Ask Experts Questions for FREE Help !
Ask
    flower81's Avatar
    flower81 Posts: 303, Reputation: 7
    Full Member
     
    #1

    Jan 26, 2008, 04:49 AM
    Would you have sex with me?
    Can someone please answer my question as I'm going crazy!
    If your husband is being really honest and tells you that a few yr ago he asked our friend if she would sleep him?
    Bare in mind I'm married to my husband and this women was (at the time) married to my husbands best friends.
    Why would someone ask this sort of question??

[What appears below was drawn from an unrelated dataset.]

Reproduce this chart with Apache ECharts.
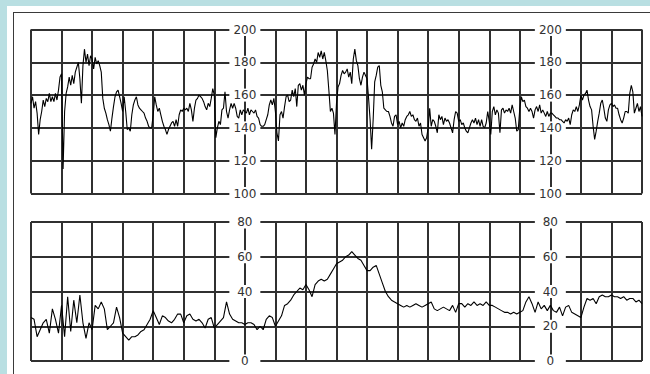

    My husband had also told me a few months back that he had a thing for her, and before I was in d picture they played footsie and lots of eye contact!

    Im so sad
    biggsie's Avatar
    biggsie Posts: 1,267, Reputation: 125
    Ultra Member
     
    #2

    Jan 26, 2008, 05:07 AM
    I think there are things that most smart husbands don't tell their wives --

    This is probably be one of them -- Don't know what good can come from it

    Most people who are married -- stop being as romantic in many ways

    Telling a wife she's fat -- Is not a good way to get on her good side
    flower81's Avatar
    flower81 Posts: 303, Reputation: 7
    Full Member
     
    #3

    Jan 26, 2008, 05:08 AM
    Thanks for your reply
    I feel so walked all over :(

    When I told him why did you tell me he said - because I feel I can you tell you anything
    And when I asked why did he feel d need to ask her he said - I just wanted to know not sure why as it was not going to mean anything.

    Am I being thick - I don't get it!

    I can't express how I'm feeling - but betrayed is one of them
    Allheart's Avatar
    Allheart Posts: 1,639, Reputation: 436
    Ultra Member
     
    #4

    Jan 26, 2008, 05:45 AM
    Hi Flower81 -

    I am so very sorry for the hurt you must feel. I would feel the same way as though a big huge brick entered my heart and sank it to the floor with a good bit of nasuea to boot. So you are not alone.

    Flower81 - Not quite sure how a conversation like that happens. In what type of setting does your husband ask your "friend" to have sex with him?

    Yes, honesty is always wonderful but there are times where a man's mind and I am sure a women's too wonder and think what it would be like to sleep with someone other then your spouse. But the thoughts are usually fleeting and I seriously doubt ever verbalized in the way your husband did. Doesn't make it right that he asked someone to have sex with him, because he told you. That would be like a someone robbing a bank and telling the police they did it and all is well. Doesn't work quite that way.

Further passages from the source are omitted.